CHINA> Regional
Ancient bronze mirror stolen from NW China museum
Updated: 2008-09-03 23:23

LANZHOU - An ancient bronze mirror from the Wei and Jin Dynasties (220-420) was stolen from a Dunhuang museum in northwest China's Gansu Province, a curator confirmed on Wednesday.

The stolen bronze mirror of Dunhuang museum is seen in this undated photo. [Xinhua]
The Dunhuang Municipal Museum reported the theft to local police as soon as it found the mirror missing in the daytime of August 24, when the building was open to tourists. Police were investigating the case, curator Fu Licheng said.

The mirror, 11 cm in diameter and a mere 0.3 cm thick, was rated a Class A heritage cultural property under national protection.

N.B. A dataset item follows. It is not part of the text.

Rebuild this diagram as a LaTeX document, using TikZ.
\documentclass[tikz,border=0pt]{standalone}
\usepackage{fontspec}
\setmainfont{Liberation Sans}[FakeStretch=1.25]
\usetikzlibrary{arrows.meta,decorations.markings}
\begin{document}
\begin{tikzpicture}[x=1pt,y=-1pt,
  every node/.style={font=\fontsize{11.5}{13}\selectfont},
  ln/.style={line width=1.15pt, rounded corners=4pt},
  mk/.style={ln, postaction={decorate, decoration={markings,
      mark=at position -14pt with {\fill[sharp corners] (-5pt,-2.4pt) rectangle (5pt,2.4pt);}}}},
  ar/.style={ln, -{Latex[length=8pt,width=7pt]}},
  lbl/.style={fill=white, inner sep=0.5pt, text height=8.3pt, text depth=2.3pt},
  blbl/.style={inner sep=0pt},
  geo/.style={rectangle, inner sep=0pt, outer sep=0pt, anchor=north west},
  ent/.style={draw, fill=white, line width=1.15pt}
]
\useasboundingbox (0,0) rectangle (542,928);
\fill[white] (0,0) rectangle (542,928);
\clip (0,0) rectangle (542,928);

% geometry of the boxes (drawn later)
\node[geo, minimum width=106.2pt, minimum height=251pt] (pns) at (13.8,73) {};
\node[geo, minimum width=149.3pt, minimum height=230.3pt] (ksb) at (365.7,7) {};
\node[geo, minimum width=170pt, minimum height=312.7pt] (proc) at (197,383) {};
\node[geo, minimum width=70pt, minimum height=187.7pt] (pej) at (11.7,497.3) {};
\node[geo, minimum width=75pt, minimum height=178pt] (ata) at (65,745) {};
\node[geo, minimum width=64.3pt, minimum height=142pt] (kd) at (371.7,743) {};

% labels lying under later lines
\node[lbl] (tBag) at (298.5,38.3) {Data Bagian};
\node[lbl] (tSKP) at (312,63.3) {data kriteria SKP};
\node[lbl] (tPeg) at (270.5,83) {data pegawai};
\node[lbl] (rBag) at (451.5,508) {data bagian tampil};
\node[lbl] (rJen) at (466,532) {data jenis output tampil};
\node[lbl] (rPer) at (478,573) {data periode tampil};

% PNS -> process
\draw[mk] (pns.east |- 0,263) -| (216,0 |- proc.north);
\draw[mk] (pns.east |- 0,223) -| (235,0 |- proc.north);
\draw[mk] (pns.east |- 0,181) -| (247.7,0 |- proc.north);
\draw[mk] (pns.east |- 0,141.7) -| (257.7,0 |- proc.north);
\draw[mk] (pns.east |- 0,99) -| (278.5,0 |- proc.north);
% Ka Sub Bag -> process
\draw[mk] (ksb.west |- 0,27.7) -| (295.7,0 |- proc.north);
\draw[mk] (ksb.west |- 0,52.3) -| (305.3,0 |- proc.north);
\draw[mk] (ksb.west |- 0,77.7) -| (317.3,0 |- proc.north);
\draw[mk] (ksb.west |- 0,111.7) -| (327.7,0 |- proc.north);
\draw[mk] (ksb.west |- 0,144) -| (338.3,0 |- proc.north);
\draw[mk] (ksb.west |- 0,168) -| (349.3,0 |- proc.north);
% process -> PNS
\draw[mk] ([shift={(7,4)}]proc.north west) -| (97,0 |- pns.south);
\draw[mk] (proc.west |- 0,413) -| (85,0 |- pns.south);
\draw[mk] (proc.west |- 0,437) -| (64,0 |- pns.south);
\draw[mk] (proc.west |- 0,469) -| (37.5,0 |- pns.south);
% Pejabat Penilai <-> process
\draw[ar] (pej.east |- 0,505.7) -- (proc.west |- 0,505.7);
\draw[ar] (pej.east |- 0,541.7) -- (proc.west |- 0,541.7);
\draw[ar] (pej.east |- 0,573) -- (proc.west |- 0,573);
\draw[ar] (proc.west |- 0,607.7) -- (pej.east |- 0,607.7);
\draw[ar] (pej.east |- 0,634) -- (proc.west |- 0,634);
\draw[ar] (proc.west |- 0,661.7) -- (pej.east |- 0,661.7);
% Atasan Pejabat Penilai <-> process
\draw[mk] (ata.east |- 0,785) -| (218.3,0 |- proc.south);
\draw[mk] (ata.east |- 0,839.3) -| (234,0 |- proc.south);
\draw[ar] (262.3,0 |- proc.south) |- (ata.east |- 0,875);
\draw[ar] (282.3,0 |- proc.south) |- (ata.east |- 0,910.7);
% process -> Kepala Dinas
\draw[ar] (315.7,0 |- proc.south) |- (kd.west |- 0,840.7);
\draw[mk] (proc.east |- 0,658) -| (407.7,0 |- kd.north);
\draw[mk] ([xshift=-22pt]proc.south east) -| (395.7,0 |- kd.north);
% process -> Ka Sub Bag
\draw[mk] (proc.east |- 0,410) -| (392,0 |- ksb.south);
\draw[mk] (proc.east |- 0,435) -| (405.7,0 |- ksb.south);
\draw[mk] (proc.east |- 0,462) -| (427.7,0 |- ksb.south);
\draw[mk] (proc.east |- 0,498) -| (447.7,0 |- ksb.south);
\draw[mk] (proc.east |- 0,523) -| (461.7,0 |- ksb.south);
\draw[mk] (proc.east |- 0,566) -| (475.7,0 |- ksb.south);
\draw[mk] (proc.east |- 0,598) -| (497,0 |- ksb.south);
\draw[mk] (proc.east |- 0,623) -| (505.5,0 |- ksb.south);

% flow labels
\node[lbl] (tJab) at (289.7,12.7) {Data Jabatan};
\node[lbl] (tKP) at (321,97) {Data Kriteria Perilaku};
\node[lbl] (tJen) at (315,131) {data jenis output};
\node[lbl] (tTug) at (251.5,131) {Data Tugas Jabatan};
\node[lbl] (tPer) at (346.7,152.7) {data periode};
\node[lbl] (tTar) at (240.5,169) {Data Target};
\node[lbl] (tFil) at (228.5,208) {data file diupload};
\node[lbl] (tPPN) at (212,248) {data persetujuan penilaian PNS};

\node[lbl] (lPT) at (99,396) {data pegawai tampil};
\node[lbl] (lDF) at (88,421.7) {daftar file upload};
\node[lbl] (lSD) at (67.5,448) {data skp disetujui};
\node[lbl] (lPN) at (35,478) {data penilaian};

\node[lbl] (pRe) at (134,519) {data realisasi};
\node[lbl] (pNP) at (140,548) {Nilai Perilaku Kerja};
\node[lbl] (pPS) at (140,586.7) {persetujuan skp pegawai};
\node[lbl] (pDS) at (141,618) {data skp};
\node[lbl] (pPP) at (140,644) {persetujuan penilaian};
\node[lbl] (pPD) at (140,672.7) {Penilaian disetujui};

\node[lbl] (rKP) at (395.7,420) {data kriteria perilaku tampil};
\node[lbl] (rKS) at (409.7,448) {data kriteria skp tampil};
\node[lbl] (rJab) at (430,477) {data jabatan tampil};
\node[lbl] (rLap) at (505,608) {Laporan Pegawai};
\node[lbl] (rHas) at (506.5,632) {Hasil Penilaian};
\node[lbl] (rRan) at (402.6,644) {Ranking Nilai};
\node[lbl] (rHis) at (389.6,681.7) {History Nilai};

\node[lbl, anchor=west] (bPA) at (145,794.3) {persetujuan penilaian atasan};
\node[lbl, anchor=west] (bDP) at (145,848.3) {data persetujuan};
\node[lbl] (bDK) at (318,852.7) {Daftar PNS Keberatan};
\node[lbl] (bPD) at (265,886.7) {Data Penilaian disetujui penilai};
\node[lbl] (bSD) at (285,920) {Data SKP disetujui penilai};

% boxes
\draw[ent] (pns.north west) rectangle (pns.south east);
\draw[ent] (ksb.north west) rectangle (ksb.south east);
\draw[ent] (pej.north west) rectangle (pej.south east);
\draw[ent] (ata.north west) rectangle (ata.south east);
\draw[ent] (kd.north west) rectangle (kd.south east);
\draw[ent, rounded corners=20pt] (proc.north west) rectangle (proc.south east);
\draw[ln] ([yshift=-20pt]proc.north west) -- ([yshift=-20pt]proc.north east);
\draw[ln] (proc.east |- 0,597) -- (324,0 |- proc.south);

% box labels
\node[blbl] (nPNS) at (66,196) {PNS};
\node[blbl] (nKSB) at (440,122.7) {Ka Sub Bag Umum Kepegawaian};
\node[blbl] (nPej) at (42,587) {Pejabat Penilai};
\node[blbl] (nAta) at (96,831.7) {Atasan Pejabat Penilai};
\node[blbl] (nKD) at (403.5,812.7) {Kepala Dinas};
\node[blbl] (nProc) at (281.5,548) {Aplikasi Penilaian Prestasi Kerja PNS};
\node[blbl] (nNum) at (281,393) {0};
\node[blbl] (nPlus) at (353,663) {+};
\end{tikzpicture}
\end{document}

The Chinese characters "Wei Zhi San Gong," roughly meaning "among top ranking officials," was inscribed on the back of the mirror.

A number of bronze mirrors have been unearthed in the Hexi Corridor region in Gansu Province in recent years, but the stolen one was among the best preserved.

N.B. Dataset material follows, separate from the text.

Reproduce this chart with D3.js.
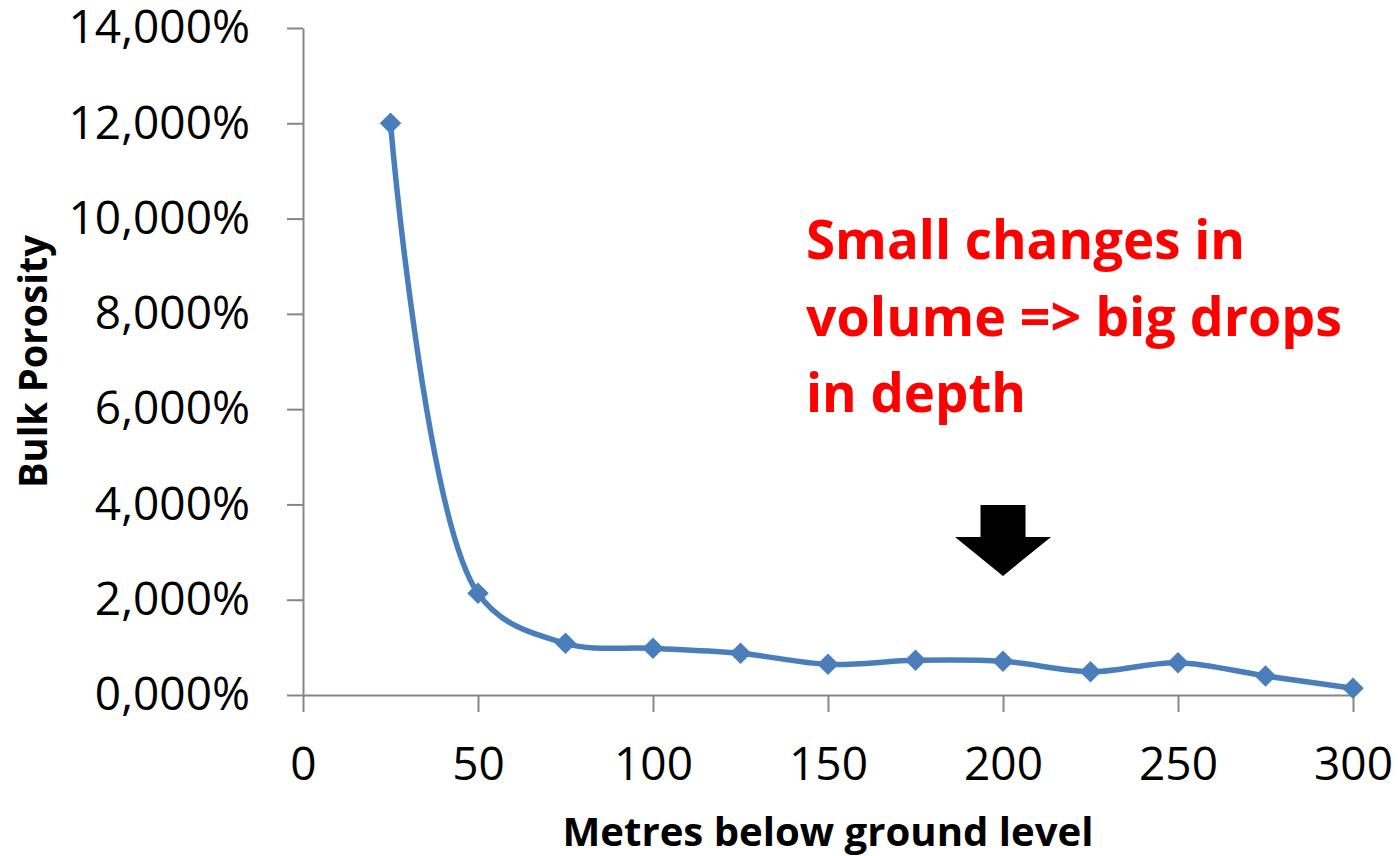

However, the missing mirror could not compare with relics in the Mogao Grottoes in Dunhuang in terms of historic value, according to Fu.

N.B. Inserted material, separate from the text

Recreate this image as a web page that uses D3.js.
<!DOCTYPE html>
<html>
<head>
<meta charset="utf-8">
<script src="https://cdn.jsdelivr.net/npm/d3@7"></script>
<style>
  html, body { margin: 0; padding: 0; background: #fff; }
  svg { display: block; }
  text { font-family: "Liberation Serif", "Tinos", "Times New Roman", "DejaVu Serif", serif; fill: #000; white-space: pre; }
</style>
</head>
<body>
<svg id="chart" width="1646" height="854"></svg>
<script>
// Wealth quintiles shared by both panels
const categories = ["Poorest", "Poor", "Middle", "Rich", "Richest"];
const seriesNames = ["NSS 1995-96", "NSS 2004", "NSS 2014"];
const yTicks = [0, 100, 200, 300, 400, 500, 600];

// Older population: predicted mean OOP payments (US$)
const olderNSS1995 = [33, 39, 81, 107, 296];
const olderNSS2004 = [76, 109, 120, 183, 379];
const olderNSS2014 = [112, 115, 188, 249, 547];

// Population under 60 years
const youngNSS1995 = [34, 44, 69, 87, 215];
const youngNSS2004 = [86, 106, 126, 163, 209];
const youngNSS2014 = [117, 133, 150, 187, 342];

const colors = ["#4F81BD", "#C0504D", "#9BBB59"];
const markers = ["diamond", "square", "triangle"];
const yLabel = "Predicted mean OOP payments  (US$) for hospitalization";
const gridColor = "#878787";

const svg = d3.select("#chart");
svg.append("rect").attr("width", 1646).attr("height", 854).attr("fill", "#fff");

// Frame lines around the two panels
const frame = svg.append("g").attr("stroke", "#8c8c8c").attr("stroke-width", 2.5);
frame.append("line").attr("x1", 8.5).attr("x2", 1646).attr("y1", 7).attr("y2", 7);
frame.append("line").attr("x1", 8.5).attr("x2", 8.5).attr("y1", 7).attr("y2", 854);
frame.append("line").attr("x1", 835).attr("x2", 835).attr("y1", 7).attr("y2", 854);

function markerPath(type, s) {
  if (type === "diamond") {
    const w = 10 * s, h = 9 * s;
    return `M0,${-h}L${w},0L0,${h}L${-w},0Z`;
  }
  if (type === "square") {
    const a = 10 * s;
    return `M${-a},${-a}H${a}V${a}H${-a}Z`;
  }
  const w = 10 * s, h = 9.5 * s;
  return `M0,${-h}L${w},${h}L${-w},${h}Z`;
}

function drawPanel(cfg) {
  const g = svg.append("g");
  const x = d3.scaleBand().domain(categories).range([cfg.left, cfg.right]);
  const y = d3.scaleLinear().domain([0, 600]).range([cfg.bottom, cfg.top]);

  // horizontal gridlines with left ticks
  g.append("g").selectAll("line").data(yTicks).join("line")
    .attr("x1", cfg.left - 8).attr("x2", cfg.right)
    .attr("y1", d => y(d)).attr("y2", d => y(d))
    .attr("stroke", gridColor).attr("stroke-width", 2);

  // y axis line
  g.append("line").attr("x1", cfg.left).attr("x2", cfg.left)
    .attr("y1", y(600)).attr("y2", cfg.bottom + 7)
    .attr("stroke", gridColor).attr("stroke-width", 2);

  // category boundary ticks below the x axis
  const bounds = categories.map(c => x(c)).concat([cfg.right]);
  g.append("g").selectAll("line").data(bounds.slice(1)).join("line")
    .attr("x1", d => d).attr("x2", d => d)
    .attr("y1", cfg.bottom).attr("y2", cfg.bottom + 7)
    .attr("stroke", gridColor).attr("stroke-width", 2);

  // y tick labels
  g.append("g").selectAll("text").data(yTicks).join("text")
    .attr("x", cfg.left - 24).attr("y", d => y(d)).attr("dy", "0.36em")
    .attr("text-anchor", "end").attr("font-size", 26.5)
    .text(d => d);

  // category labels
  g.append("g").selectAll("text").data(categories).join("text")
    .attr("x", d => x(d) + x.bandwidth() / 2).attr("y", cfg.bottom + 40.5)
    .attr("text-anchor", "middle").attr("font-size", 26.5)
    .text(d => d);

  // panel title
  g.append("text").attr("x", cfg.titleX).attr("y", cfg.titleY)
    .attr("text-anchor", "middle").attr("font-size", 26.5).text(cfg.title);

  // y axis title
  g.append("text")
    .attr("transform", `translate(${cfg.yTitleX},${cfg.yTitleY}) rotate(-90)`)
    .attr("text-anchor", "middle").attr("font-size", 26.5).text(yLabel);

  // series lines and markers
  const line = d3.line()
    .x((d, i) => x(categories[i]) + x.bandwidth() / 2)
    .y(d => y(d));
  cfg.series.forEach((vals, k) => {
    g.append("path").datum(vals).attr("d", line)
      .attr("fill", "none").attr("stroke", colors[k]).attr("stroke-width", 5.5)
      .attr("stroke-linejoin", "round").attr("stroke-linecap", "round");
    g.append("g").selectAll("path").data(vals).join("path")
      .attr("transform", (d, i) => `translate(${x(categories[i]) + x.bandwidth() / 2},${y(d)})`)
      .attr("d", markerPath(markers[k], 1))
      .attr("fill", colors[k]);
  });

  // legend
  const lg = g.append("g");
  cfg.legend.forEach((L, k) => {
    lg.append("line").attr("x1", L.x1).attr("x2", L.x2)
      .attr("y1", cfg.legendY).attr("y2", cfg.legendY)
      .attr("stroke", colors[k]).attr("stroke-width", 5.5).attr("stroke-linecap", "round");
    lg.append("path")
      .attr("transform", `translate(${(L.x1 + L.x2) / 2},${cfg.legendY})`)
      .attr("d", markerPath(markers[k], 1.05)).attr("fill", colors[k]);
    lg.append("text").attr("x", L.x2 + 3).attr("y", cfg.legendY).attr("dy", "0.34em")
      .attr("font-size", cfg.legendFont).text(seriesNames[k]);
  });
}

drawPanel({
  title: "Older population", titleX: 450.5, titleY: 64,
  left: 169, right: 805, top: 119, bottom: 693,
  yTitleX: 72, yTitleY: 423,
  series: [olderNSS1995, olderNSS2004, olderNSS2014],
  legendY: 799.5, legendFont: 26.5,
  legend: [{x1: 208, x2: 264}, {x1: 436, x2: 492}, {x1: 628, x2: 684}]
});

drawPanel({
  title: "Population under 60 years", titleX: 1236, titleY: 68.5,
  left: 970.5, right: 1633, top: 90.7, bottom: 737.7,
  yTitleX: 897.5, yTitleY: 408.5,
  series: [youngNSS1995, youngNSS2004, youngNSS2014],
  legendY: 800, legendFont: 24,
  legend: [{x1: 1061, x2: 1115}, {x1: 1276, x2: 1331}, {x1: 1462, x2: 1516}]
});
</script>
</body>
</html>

Three other ancient bronze mirrors of lesser value were also stolen from the municipal museum.

Fu said the museum's sole infrared security system was operational the evening before the theft occurred. In the daytime, however, all cultural relics were guarded by security personnel.

A new building for the museum is under construction.

Gansu has so far this year reported six thefts of cultural relics, including one from another museum, before the case involving the Dunhuang Municipal Museum, according to a recent circular from the provincial bureau of cultural relics.

Under a local regulation that took effect on August 1, the theft of a Class A cultural property is regarded as an extremely serious case and investigations must conclude within two months.

Dunhuang was a historic junction of the Northern and Southern Silk Roads.

For centuries, Buddhist monks at Dunhuang collected scriptures from the West and pilgrims traveling along the famous silk road to the West painted murals inside the Mogao Caves to form the world-famous grottoes.